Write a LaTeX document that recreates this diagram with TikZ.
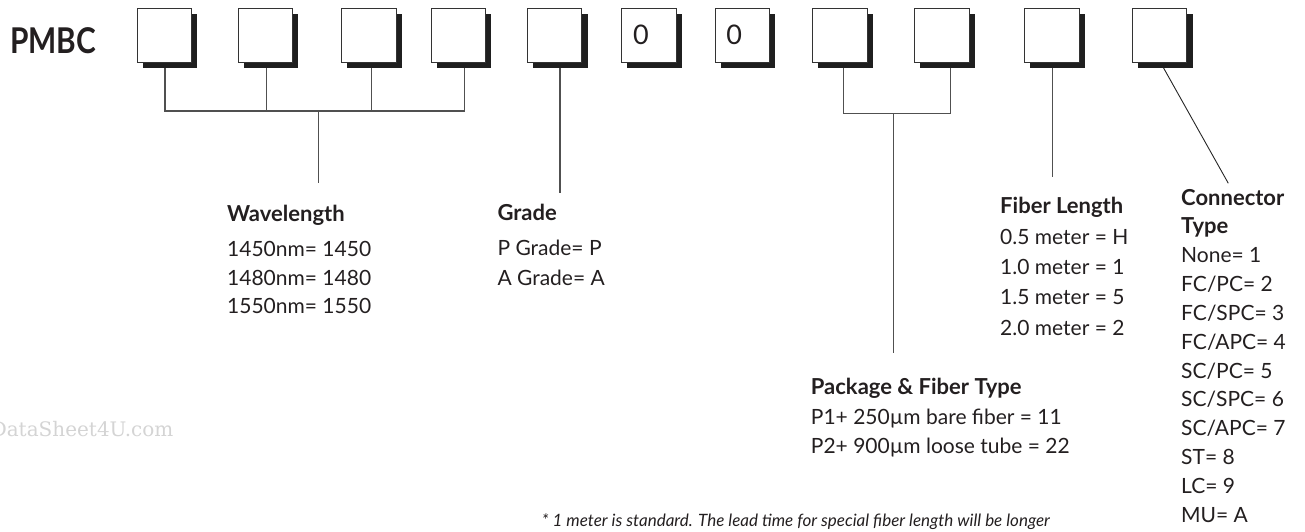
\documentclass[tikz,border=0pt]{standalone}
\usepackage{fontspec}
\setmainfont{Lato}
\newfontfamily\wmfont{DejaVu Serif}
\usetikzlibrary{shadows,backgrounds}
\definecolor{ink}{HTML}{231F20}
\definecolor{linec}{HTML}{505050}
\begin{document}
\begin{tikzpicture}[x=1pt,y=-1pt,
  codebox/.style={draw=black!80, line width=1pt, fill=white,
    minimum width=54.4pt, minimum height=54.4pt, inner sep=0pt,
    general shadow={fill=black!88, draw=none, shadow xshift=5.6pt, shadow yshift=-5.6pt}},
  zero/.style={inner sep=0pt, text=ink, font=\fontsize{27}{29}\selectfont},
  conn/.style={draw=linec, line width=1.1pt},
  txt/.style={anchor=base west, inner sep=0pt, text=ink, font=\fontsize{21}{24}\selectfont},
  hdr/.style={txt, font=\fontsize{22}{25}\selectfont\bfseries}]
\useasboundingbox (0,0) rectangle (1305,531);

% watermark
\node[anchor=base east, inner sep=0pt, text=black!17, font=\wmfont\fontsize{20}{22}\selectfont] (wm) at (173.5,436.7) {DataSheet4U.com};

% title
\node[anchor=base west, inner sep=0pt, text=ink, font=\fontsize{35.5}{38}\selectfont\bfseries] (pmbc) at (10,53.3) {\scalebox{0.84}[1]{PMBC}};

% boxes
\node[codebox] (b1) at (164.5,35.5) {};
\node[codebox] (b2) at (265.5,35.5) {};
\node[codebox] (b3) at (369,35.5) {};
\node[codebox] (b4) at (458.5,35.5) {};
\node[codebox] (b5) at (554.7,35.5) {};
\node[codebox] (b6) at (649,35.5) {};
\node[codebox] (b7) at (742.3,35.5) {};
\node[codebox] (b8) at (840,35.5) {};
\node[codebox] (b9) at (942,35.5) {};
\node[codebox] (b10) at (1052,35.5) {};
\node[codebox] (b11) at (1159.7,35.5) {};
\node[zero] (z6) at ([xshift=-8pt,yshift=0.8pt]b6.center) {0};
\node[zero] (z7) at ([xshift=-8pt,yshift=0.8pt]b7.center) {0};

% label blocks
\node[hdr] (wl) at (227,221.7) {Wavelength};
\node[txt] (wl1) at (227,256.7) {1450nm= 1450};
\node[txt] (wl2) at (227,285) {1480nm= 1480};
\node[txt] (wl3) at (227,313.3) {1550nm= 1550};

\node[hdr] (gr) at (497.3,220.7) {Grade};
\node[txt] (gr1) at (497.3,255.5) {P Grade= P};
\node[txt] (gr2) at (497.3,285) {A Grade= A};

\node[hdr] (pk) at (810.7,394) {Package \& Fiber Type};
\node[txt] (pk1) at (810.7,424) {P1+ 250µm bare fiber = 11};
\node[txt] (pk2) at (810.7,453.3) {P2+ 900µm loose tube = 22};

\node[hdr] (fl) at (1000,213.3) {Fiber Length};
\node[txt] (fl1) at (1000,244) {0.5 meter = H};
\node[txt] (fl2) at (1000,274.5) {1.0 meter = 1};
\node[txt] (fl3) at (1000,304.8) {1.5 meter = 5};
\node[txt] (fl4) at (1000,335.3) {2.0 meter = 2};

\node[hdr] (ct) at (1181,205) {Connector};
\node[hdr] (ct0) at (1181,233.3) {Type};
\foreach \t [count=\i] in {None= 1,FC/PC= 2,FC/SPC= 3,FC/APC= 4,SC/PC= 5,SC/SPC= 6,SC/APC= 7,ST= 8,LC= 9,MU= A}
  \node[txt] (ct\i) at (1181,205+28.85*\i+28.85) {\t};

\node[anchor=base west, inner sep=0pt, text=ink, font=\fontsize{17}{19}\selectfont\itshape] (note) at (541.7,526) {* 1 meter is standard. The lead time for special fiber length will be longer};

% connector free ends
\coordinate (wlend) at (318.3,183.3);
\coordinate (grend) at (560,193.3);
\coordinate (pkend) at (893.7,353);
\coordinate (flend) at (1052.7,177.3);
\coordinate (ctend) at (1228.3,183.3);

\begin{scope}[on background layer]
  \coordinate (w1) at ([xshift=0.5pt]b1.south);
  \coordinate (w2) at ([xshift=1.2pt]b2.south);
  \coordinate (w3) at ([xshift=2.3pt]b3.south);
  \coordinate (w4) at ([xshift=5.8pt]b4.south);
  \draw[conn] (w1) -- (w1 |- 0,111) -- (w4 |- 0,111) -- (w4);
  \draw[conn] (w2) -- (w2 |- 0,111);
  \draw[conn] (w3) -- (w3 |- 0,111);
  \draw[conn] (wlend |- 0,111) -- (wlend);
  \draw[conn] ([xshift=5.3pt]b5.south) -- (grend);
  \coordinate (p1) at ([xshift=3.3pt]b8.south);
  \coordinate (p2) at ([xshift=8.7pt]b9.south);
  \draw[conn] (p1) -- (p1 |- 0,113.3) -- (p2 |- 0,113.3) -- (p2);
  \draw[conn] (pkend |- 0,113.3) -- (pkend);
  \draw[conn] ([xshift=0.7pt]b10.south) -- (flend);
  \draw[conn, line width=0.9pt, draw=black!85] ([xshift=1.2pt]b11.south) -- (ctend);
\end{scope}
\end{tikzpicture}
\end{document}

Required work ▸ In your copy of the listing above, reproduce each line exactly and omit all pictures.

Solution for this exercise ▸
Write a LaTeX document that recreates this diagram with TikZ.
\documentclass[tikz,border=0pt]{standalone}
\usepackage{fontspec}
\setmainfont{Lato}
\newfontfamily\wmfont{DejaVu Serif}
\usetikzlibrary{shadows,backgrounds}
\definecolor{ink}{HTML}{231F20}
\definecolor{linec}{HTML}{505050}
\begin{document}
\begin{tikzpicture}[x=1pt,y=-1pt,
  codebox/.style={draw=black!80, line width=1pt, fill=white,
    minimum width=54.4pt, minimum height=54.4pt, inner sep=0pt,
    general shadow={fill=black!88, draw=none, shadow xshift=5.6pt, shadow yshift=-5.6pt}},
  zero/.style={inner sep=0pt, text=ink, font=\fontsize{27}{29}\selectfont},
  conn/.style={draw=linec, line width=1.1pt},
  txt/.style={anchor=base west, inner sep=0pt, text=ink, font=\fontsize{21}{24}\selectfont},
  hdr/.style={txt, font=\fontsize{22}{25}\selectfont\bfseries}]
\useasboundingbox (0,0) rectangle (1305,531);

% watermark
\node[anchor=base east, inner sep=0pt, text=black!17, font=\wmfont\fontsize{20}{22}\selectfont] (wm) at (173.5,436.7) {DataSheet4U.com};

% title
\node[anchor=base west, inner sep=0pt, text=ink, font=\fontsize{35.5}{38}\selectfont\bfseries] (pmbc) at (10,53.3) {\scalebox{0.84}[1]{PMBC}};

% boxes
\node[codebox] (b1) at (164.5,35.5) {};
\node[codebox] (b2) at (265.5,35.5) {};
\node[codebox] (b3) at (369,35.5) {};
\node[codebox] (b4) at (458.5,35.5) {};
\node[codebox] (b5) at (554.7,35.5) {};
\node[codebox] (b6) at (649,35.5) {};
\node[codebox] (b7) at (742.3,35.5) {};
\node[codebox] (b8) at (840,35.5) {};
\node[codebox] (b9) at (942,35.5) {};
\node[codebox] (b10) at (1052,35.5) {};
\node[codebox] (b11) at (1159.7,35.5) {};
\node[zero] (z6) at ([xshift=-8pt,yshift=0.8pt]b6.center) {0};
\node[zero] (z7) at ([xshift=-8pt,yshift=0.8pt]b7.center) {0};

% label blocks
\node[hdr] (wl) at (227,221.7) {Wavelength};
\node[txt] (wl1) at (227,256.7) {1450nm= 1450};
\node[txt] (wl2) at (227,285) {1480nm= 1480};
\node[txt] (wl3) at (227,313.3) {1550nm= 1550};

\node[hdr] (gr) at (497.3,220.7) {Grade};
\node[txt] (gr1) at (497.3,255.5) {P Grade= P};
\node[txt] (gr2) at (497.3,285) {A Grade= A};

\node[hdr] (pk) at (810.7,394) {Package \& Fiber Type};
\node[txt] (pk1) at (810.7,424) {P1+ 250µm bare fiber = 11};
\node[txt] (pk2) at (810.7,453.3) {P2+ 900µm loose tube = 22};

\node[hdr] (fl) at (1000,213.3) {Fiber Length};
\node[txt] (fl1) at (1000,244) {0.5 meter = H};
\node[txt] (fl2) at (1000,274.5) {1.0 meter = 1};
\node[txt] (fl3) at (1000,304.8) {1.5 meter = 5};
\node[txt] (fl4) at (1000,335.3) {2.0 meter = 2};

\node[hdr] (ct) at (1181,205) {Connector};
\node[hdr] (ct0) at (1181,233.3) {Type};
\foreach \t [count=\i] in {None= 1,FC/PC= 2,FC/SPC= 3,FC/APC= 4,SC/PC= 5,SC/SPC= 6,SC/APC= 7,ST= 8,LC= 9,MU= A}
  \node[txt] (ct\i) at (1181,205+28.85*\i+28.85) {\t};

\node[anchor=base west, inner sep=0pt, text=ink, font=\fontsize{17}{19}\selectfont\itshape] (note) at (541.7,526) {* 1 meter is standard. The lead time for special fiber length will be longer};

% connector free ends
\coordinate (wlend) at (318.3,183.3);
\coordinate (grend) at (560,193.3);
\coordinate (pkend) at (893.7,353);
\coordinate (flend) at (1052.7,177.3);
\coordinate (ctend) at (1228.3,183.3);

\begin{scope}[on background layer]
  \coordinate (w1) at ([xshift=0.5pt]b1.south);
  \coordinate (w2) at ([xshift=1.2pt]b2.south);
  \coordinate (w3) at ([xshift=2.3pt]b3.south);
  \coordinate (w4) at ([xshift=5.8pt]b4.south);
  \draw[conn] (w1) -- (w1 |- 0,111) -- (w4 |- 0,111) -- (w4);
  \draw[conn] (w2) -- (w2 |- 0,111);
  \draw[conn] (w3) -- (w3 |- 0,111);
  \draw[conn] (wlend |- 0,111) -- (wlend);
  \draw[conn] ([xshift=5.3pt]b5.south) -- (grend);
  \coordinate (p1) at ([xshift=3.3pt]b8.south);
  \coordinate (p2) at ([xshift=8.7pt]b9.south);
  \draw[conn] (p1) -- (p1 |- 0,113.3) -- (p2 |- 0,113.3) -- (p2);
  \draw[conn] (pkend |- 0,113.3) -- (pkend);
  \draw[conn] ([xshift=0.7pt]b10.south) -- (flend);
  \draw[conn, line width=0.9pt, draw=black!85] ([xshift=1.2pt]b11.south) -- (ctend);
\end{scope}
\end{tikzpicture}
\end{document}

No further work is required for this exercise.